** BEGIN SUPPLIED MATERIAL **

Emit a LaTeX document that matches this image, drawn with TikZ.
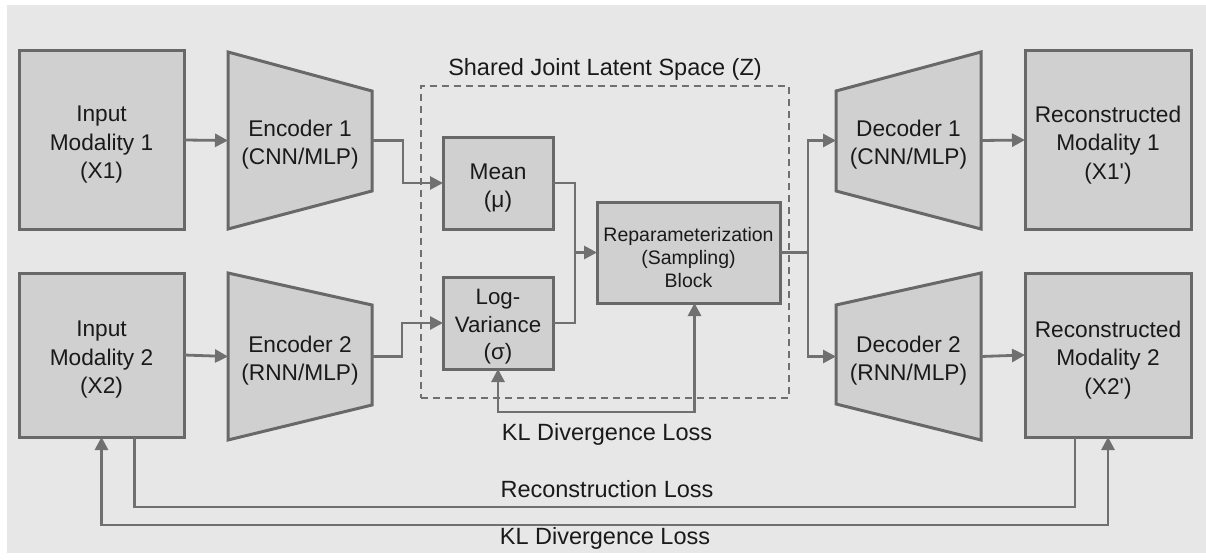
\documentclass[tikz,border=0pt]{standalone}
\usepackage{fontspec}
\setmainfont{Liberation Sans}
\usetikzlibrary{arrows.meta,calc}
\pgfdeclarelayer{back}
\pgfdeclarelayer{mid}
\pgfsetlayers{back,mid,main}
\definecolor{bgcol}{HTML}{E7E7E7}
\definecolor{boxfill}{HTML}{D0D0D0}
\definecolor{edgecol}{HTML}{686868}
\definecolor{wirecol}{HTML}{707070}
\definecolor{inkcol}{HTML}{1A1A1A}
\tikzset{
  every node/.style={text=inkcol, outer sep=0pt, inner sep=2pt},
  txt/.style={font=\fontsize{22.7}{28.5}\selectfont, align=center},
  blockbox/.style={draw=edgecol, line width=3pt, fill=boxfill},
  trapfill/.style={draw=edgecol, line width=3pt, fill=boxfill, line join=miter},
  wire/.style={draw=wirecol, line width=2.8pt},
  conn/.style={wire, -{Triangle[length=13pt,width=13pt]}},
  biconn/.style={wire, {Triangle[length=13pt,width=13pt]}-{Triangle[length=13pt,width=13pt]}},
  zonebox/.style={draw=wirecol, line width=2.6pt, dash pattern=on 7pt off 5pt},
  losslabel/.style={font=\fontsize{23.5}{28}\selectfont},
}
\begin{document}
\begin{tikzpicture}[x=1pt, y=-1pt]
\useasboundingbox (0,0) rectangle (1206,559);
\begin{pgfonlayer}{back}
  \fill[bgcol] (7,5) rectangle (1206,553);
\end{pgfonlayer}

% inputs and reconstructions
\node[blockbox, minimum width=165pt, minimum height=178pt] (in1) at (101.5,140) {};
\node[blockbox, minimum width=165pt, minimum height=164pt] (in2) at (101.5,355) {};
\node[blockbox, minimum width=166pt, minimum height=178pt] (rec1) at (1108,140) {};
\node[blockbox, minimum width=166pt, minimum height=164pt] (rec2) at (1108,355) {};
\node[txt] (in1t) at ([yshift=-5pt]in1.center) {Input\\Modality 1\\(X1)};
\node[txt] (in2t) at ([yshift=-5pt]in2.center) {Input\\Modality 2\\(X2)};
\node[txt] (rec1t) at ([yshift=-5pt]rec1.center) {Reconstructed\\Modality 1\\(X1\textquotesingle)};
\node[txt] (rec2t) at ([yshift=-5pt]rec2.center) {Reconstructed\\Modality 2\\(X2\textquotesingle)};

% encoders and decoders: trapezoids around invisible frames
\node[minimum width=144pt, minimum height=177pt] (enc1) at (300,140.5) {};
\node[minimum width=144pt, minimum height=167pt] (enc2) at (300,356.5) {};
\node[minimum width=145pt, minimum height=177pt] (dec1) at (908.5,140.5) {};
\node[minimum width=145pt, minimum height=167pt] (dec2) at (908.5,356.5) {};
\begin{pgfonlayer}{mid}
  \path[trapfill] (enc1.north west) -- ($(enc1.north east)+(0,39)$) -- ($(enc1.south east)+(0,-38)$) -- (enc1.south west) -- cycle;
  \path[trapfill] (enc2.north west) -- ($(enc2.north east)+(0,32)$) -- ($(enc2.south east)+(0,-35)$) -- (enc2.south west) -- cycle;
  \path[trapfill] ($(dec1.north west)+(0,39)$) -- (dec1.north east) -- (dec1.south east) -- ($(dec1.south west)+(0,-38)$) -- cycle;
  \path[trapfill] ($(dec2.north west)+(0,32)$) -- (dec2.north east) -- (dec2.south east) -- ($(dec2.south west)+(0,-36)$) -- cycle;
\end{pgfonlayer}
\node[txt] (enc1t) at ([yshift=-4pt]enc1.center) {Encoder 1\\(CNN/MLP)};
\node[txt] (enc2t) at ([yshift=-4pt]enc2.center) {Encoder 2\\(RNN/MLP)};
\node[txt] (dec1t) at ([yshift=-4pt]dec1.center) {Decoder 1\\(CNN/MLP)};
\node[txt] (dec2t) at ([yshift=-4pt]dec2.center) {Decoder 2\\(RNN/MLP)};

% latent space
\node[zonebox, minimum width=368pt, minimum height=312pt] (zone) at (605,242) {};
\node[losslabel] (ztitle) at (605,69) {Shared Joint Latent Space (Z)};
\node[blockbox, minimum width=110pt, minimum height=92pt] (mean) at (498,183) {};
\node[blockbox, minimum width=110pt, minimum height=92pt] (logvar) at (498,323) {};
\node[blockbox, minimum width=183pt, minimum height=101pt] (rep) at (688.5,252.5) {};
\node[txt] (meant) at ([yshift=-5pt]mean.center) {Mean\\(μ)};
\node[txt, font=\fontsize{22.3}{27.5}\selectfont] (logvart) at ([yshift=-4pt]logvar.center) {Log-\\Variance\\(σ)};
\node[txt, font=\fontsize{19.5}{23}\selectfont] (rept) at ([yshift=-5pt]rep.center) {Reparameterization\\(Sampling)\\Block};

% forward flow
\draw[conn] (in1.east) -- (enc1.west);
\draw[conn] (in2.east) -- (enc2.west);
\draw[conn] (enc1.east) -- ++(31,0) |- (mean.west);
\draw[conn] (enc2.east) -- ++(30,0) |- (logvar.west);
\coordinate (join) at ($(rep.west)+(-22,0)$);
\draw[wire] (mean.east) -| (join);
\draw[wire] (logvar.east) -| (join);
\draw[conn] (join) -- (rep.west);
\coordinate (split) at ($(rep.east)+(28,0)$);
\draw[wire] (rep.east) -- (split);
\draw[conn] (split) |- (dec1.west);
\draw[conn] (split) |- (dec2.west);
\draw[conn] (dec1.east) -- (rec1.west);
\draw[conn] (dec2.east) -- (rec2.west);

% loss paths
\draw[biconn] (logvar.south) -- ++(0,43) -| ($(rep.south)+(6,0)$);
\node[losslabel] (klin) at (607,434) {KL Divergence Loss};
\draw[wire] ($(in2.south)+(33,0)$) -- ++(0,70) -| ($(rec2.south)+(-33,0)$);
\node[losslabel] (recloss) at (607,489) {Reconstruction Loss};
\draw[biconn] (in2.south) -- ++(0,88) -| (rec2.south);
\node[losslabel] (klout) at (605,538) {KL Divergence Loss};
\end{tikzpicture}
\end{document}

** END SUPPLIED MATERIAL **

PROBLEM STATEMENT =
Omit each picture, then return all of the listing exactly as it stands.

ANSWER IN FULL =
Emit a LaTeX document that matches this image, drawn with TikZ.
\documentclass[tikz,border=0pt]{standalone}
\usepackage{fontspec}
\setmainfont{Liberation Sans}
\usetikzlibrary{arrows.meta,calc}
\pgfdeclarelayer{back}
\pgfdeclarelayer{mid}
\pgfsetlayers{back,mid,main}
\definecolor{bgcol}{HTML}{E7E7E7}
\definecolor{boxfill}{HTML}{D0D0D0}
\definecolor{edgecol}{HTML}{686868}
\definecolor{wirecol}{HTML}{707070}
\definecolor{inkcol}{HTML}{1A1A1A}
\tikzset{
  every node/.style={text=inkcol, outer sep=0pt, inner sep=2pt},
  txt/.style={font=\fontsize{22.7}{28.5}\selectfont, align=center},
  blockbox/.style={draw=edgecol, line width=3pt, fill=boxfill},
  trapfill/.style={draw=edgecol, line width=3pt, fill=boxfill, line join=miter},
  wire/.style={draw=wirecol, line width=2.8pt},
  conn/.style={wire, -{Triangle[length=13pt,width=13pt]}},
  biconn/.style={wire, {Triangle[length=13pt,width=13pt]}-{Triangle[length=13pt,width=13pt]}},
  zonebox/.style={draw=wirecol, line width=2.6pt, dash pattern=on 7pt off 5pt},
  losslabel/.style={font=\fontsize{23.5}{28}\selectfont},
}
\begin{document}
\begin{tikzpicture}[x=1pt, y=-1pt]
\useasboundingbox (0,0) rectangle (1206,559);
\begin{pgfonlayer}{back}
  \fill[bgcol] (7,5) rectangle (1206,553);
\end{pgfonlayer}

% inputs and reconstructions
\node[blockbox, minimum width=165pt, minimum height=178pt] (in1) at (101.5,140) {};
\node[blockbox, minimum width=165pt, minimum height=164pt] (in2) at (101.5,355) {};
\node[blockbox, minimum width=166pt, minimum height=178pt] (rec1) at (1108,140) {};
\node[blockbox, minimum width=166pt, minimum height=164pt] (rec2) at (1108,355) {};
\node[txt] (in1t) at ([yshift=-5pt]in1.center) {Input\\Modality 1\\(X1)};
\node[txt] (in2t) at ([yshift=-5pt]in2.center) {Input\\Modality 2\\(X2)};
\node[txt] (rec1t) at ([yshift=-5pt]rec1.center) {Reconstructed\\Modality 1\\(X1\textquotesingle)};
\node[txt] (rec2t) at ([yshift=-5pt]rec2.center) {Reconstructed\\Modality 2\\(X2\textquotesingle)};

% encoders and decoders: trapezoids around invisible frames
\node[minimum width=144pt, minimum height=177pt] (enc1) at (300,140.5) {};
\node[minimum width=144pt, minimum height=167pt] (enc2) at (300,356.5) {};
\node[minimum width=145pt, minimum height=177pt] (dec1) at (908.5,140.5) {};
\node[minimum width=145pt, minimum height=167pt] (dec2) at (908.5,356.5) {};
\begin{pgfonlayer}{mid}
  \path[trapfill] (enc1.north west) -- ($(enc1.north east)+(0,39)$) -- ($(enc1.south east)+(0,-38)$) -- (enc1.south west) -- cycle;
  \path[trapfill] (enc2.north west) -- ($(enc2.north east)+(0,32)$) -- ($(enc2.south east)+(0,-35)$) -- (enc2.south west) -- cycle;
  \path[trapfill] ($(dec1.north west)+(0,39)$) -- (dec1.north east) -- (dec1.south east) -- ($(dec1.south west)+(0,-38)$) -- cycle;
  \path[trapfill] ($(dec2.north west)+(0,32)$) -- (dec2.north east) -- (dec2.south east) -- ($(dec2.south west)+(0,-36)$) -- cycle;
\end{pgfonlayer}
\node[txt] (enc1t) at ([yshift=-4pt]enc1.center) {Encoder 1\\(CNN/MLP)};
\node[txt] (enc2t) at ([yshift=-4pt]enc2.center) {Encoder 2\\(RNN/MLP)};
\node[txt] (dec1t) at ([yshift=-4pt]dec1.center) {Decoder 1\\(CNN/MLP)};
\node[txt] (dec2t) at ([yshift=-4pt]dec2.center) {Decoder 2\\(RNN/MLP)};

% latent space
\node[zonebox, minimum width=368pt, minimum height=312pt] (zone) at (605,242) {};
\node[losslabel] (ztitle) at (605,69) {Shared Joint Latent Space (Z)};
\node[blockbox, minimum width=110pt, minimum height=92pt] (mean) at (498,183) {};
\node[blockbox, minimum width=110pt, minimum height=92pt] (logvar) at (498,323) {};
\node[blockbox, minimum width=183pt, minimum height=101pt] (rep) at (688.5,252.5) {};
\node[txt] (meant) at ([yshift=-5pt]mean.center) {Mean\\(μ)};
\node[txt, font=\fontsize{22.3}{27.5}\selectfont] (logvart) at ([yshift=-4pt]logvar.center) {Log-\\Variance\\(σ)};
\node[txt, font=\fontsize{19.5}{23}\selectfont] (rept) at ([yshift=-5pt]rep.center) {Reparameterization\\(Sampling)\\Block};

% forward flow
\draw[conn] (in1.east) -- (enc1.west);
\draw[conn] (in2.east) -- (enc2.west);
\draw[conn] (enc1.east) -- ++(31,0) |- (mean.west);
\draw[conn] (enc2.east) -- ++(30,0) |- (logvar.west);
\coordinate (join) at ($(rep.west)+(-22,0)$);
\draw[wire] (mean.east) -| (join);
\draw[wire] (logvar.east) -| (join);
\draw[conn] (join) -- (rep.west);
\coordinate (split) at ($(rep.east)+(28,0)$);
\draw[wire] (rep.east) -- (split);
\draw[conn] (split) |- (dec1.west);
\draw[conn] (split) |- (dec2.west);
\draw[conn] (dec1.east) -- (rec1.west);
\draw[conn] (dec2.east) -- (rec2.west);

% loss paths
\draw[biconn] (logvar.south) -- ++(0,43) -| ($(rep.south)+(6,0)$);
\node[losslabel] (klin) at (607,434) {KL Divergence Loss};
\draw[wire] ($(in2.south)+(33,0)$) -- ++(0,70) -| ($(rec2.south)+(-33,0)$);
\node[losslabel] (recloss) at (607,489) {Reconstruction Loss};
\draw[biconn] (in2.south) -- ++(0,88) -| (rec2.south);
\node[losslabel] (klout) at (605,538) {KL Divergence Loss};
\end{tikzpicture}
\end{document}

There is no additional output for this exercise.